In fact, like the anti-United Kingdon e-mail that morphed into attacks against the University of Kentucky, this nonsense began as an anti-Canada broadside and somehow crossed the border. "[S]omeone has merely substituted the word ‘American’ for "Canadian’ throughout the text," according to Snopes. The message was forwarded to us by HIAS, which began life as the Hebrew Immigrant Aid Society and continues to aid immigrants in general, with a request that we publish a rebuttal.
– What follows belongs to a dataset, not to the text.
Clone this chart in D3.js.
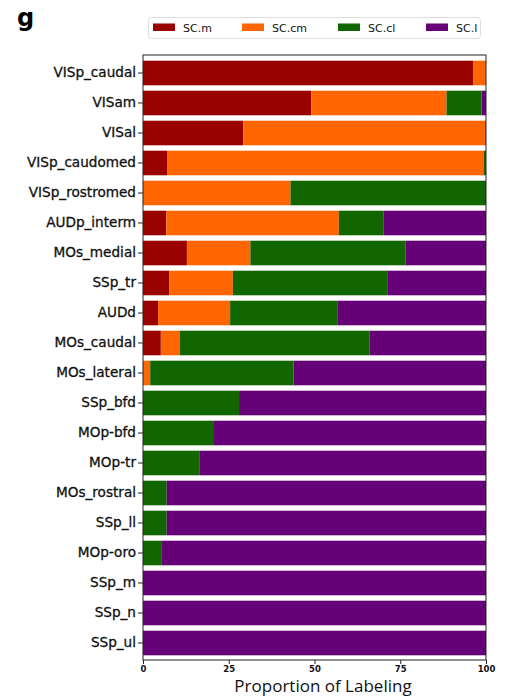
<!DOCTYPE html>
<html>
<head>
<meta charset="utf-8">
<script src="https://cdn.jsdelivr.net/npm/d3@7"></script>
<style>
  body { margin: 0; background: #fff; }
  svg { display: block; }
</style>
</head>
<body>
<svg id="chart" width="507" height="697"></svg>
<script>
// Cortical regions, top to bottom
const categories = ["VISp_caudal", "VISam", "VISal", "VISp_caudomed", "VISp_rostromed",
  "AUDp_interm", "MOs_medial", "SSp_tr", "AUDd", "MOs_caudal", "MOs_lateral",
  "SSp_bfd", "MOp-bfd", "MOp-tr", "MOs_rostral", "SSp_ll", "MOp-oro",
  "SSp_m", "SSp_n", "SSp_ul"];

// Percent of labeling in each SC subdivision
const scM  = [96.2, 49.1, 29.2, 7.0, 0, 6.8, 12.8, 7.6, 4.4, 5.2, 0, 0, 0, 0, 0, 0, 0, 0, 0, 0];
const scCM = [3.8, 39.4, 70.6, 92.4, 43.0, 50.3, 18.5, 18.6, 21.0, 5.5, 2.1, 0, 0, 0, 0, 0, 0, 0, 0, 0];
const scCL = [0, 10.2, 0.2, 0.6, 57.0, 13.1, 45.3, 45.0, 31.4, 55.4, 41.8, 28.0, 20.7, 16.4, 6.9, 6.9, 5.5, 0, 0, 0];
const scL  = [0, 1.3, 0, 0, 0, 29.8, 23.4, 28.8, 43.2, 33.9, 56.1, 72.0, 79.3, 83.6, 93.1, 93.1, 94.5, 100, 100, 100];

const seriesNames = ["SC.m", "SC.cm", "SC.cl", "SC.l"];
const seriesColors = ["#990000", "#ff6600", "#116600", "#660077"];
const xTicks = [0, 25, 50, 75, 100];

const rows = categories.map((c, i) => ({ region: c, "SC.m": scM[i], "SC.cm": scCM[i], "SC.cl": scCL[i], "SC.l": scL[i] }));

const svg = d3.select("#chart");
const plot = { left: 143, right: 486, top: 55, bottom: 660 };

const x = d3.scaleLinear().domain([0, 100]).range([plot.left, plot.right]);
const y = d3.scaleBand().domain(categories).range([plot.top + 3, plot.bottom - 2])
  .paddingInner(0.18).paddingOuter(0.09);
const color = d3.scaleOrdinal().domain(seriesNames).range(seriesColors);

const stacked = d3.stack().keys(seriesNames)(rows);

// Stacked horizontal bars
svg.append("g").selectAll("g").data(stacked).join("g")
  .attr("fill", d => color(d.key))
  .selectAll("rect").data(d => d).join("rect")
  .attr("x", d => x(d[0]))
  .attr("width", d => Math.max(0, x(d[1]) - x(d[0])))
  .attr("y", d => y(d.data.region))
  .attr("height", y.bandwidth());

// Frame
svg.append("rect")
  .attr("x", plot.left).attr("y", plot.top)
  .attr("width", plot.right - plot.left).attr("height", plot.bottom - plot.top)
  .attr("fill", "none").attr("stroke", "#222").attr("stroke-width", 1);

// Y axis
const yAxis = svg.append("g").attr("transform", `translate(${plot.left},0)`)
  .call(d3.axisLeft(y).tickSize(5).tickPadding(2));
yAxis.select(".domain").remove();
yAxis.selectAll("text")
  .attr("font-family", "DejaVu Sans, sans-serif").attr("font-size", 13.6)
  .attr("fill", "#111").attr("stroke", "#111").attr("stroke-width", 0.3);
yAxis.selectAll("line").attr("stroke", "#222");

// X axis
const xAxis = svg.append("g").attr("transform", `translate(0,${plot.bottom})`)
  .call(d3.axisBottom(x).tickValues(xTicks).tickSize(4).tickPadding(2));
xAxis.select(".domain").remove();
xAxis.selectAll("text")
  .attr("font-family", "DejaVu Sans, sans-serif").attr("font-size", 8.5)
  .attr("font-weight", "bold").attr("fill", "#111");
xAxis.selectAll("line").attr("stroke", "#222");

svg.append("text")
  .attr("x", 323).attr("y", 692)
  .attr("text-anchor", "middle")
  .attr("font-family", "Open Sans, sans-serif").attr("font-size", 17)
  .attr("fill", "#111")
  .text("Proportion of Labeling");

// Panel letter
svg.append("text")
  .attr("x", 17).attr("y", 26)
  .attr("font-family", "DejaVu Sans, sans-serif").attr("font-size", 24)
  .attr("font-weight", "bold").attr("fill", "#000")
  .text("g");

// Legend
const legend = svg.append("g");
legend.append("rect")
  .attr("x", 148.5).attr("y", 17.5).attr("width", 332).attr("height", 21)
  .attr("rx", 3).attr("fill", "#fff").attr("stroke", "#ddd");
const legendX = [153, 242, 338, 426];
const items = legend.selectAll("g.item").data(seriesNames).join("g")
  .attr("class", "item")
  .attr("transform", (d, i) => `translate(${legendX[i]},0)`);
items.append("rect")
  .attr("x", 0).attr("y", 23.5).attr("width", 22).attr("height", 7.5)
  .attr("fill", d => color(d));
items.append("text")
  .attr("x", 30).attr("y", 31.5)
  .attr("font-family", "DejaVu Sans, sans-serif").attr("font-size", 11)
  .attr("fill", "#111")
  .text(d => d);
</script>
</body>
</html>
Inasmuch as the scam targets editors of Jewish newspapers, and begins, in capital letters, "DEAR EDITOR, YOU ARE THE ONLY ONE WHO CAN INVESTIGATE AND START PUTTING AN END TO THIS RIDICULOUS SITUATION," we are glad to oblige.
The scam e-mail maintains, "Incredibly, the federal government provides a single refugee with a monthly allowance of $1,890. In addition, each immigrant can obtain $580 in social assistance for a total of $2,470 a month. This contrasts to a single American taxpayer who, after contributing to the growth and development of this country for 40-50 years, receives a monthly maximum of $1,012 in old-age pension and Guaranteed Income Supplement. Maybe U.S. citizens who have paid into the social security fund over a lifetime should apply as refugees!"
This "wasn’t even true about Canada," where the e-mail was born and grew into a misguided monster, Snopes reports.
HIAS notes that people it calls "humanitarian immigrants" — "who came to this country to seek shelter from religious, political, or ethnic persecution in their homeland" — are indeed eligible for certain benefits, but the "U.S. government requirements for eligibility in these categories are extremely strict, and non-governmental organizations, like HIAS, work to help these individuals find refuge here within the guidelines set by U.S. law."
The scam e-mail feeds into the ugly anti-immigrant feeling surfacing in much political (and talk-show) discourse, and needs vigorous rebuttal (and deletion from the Web).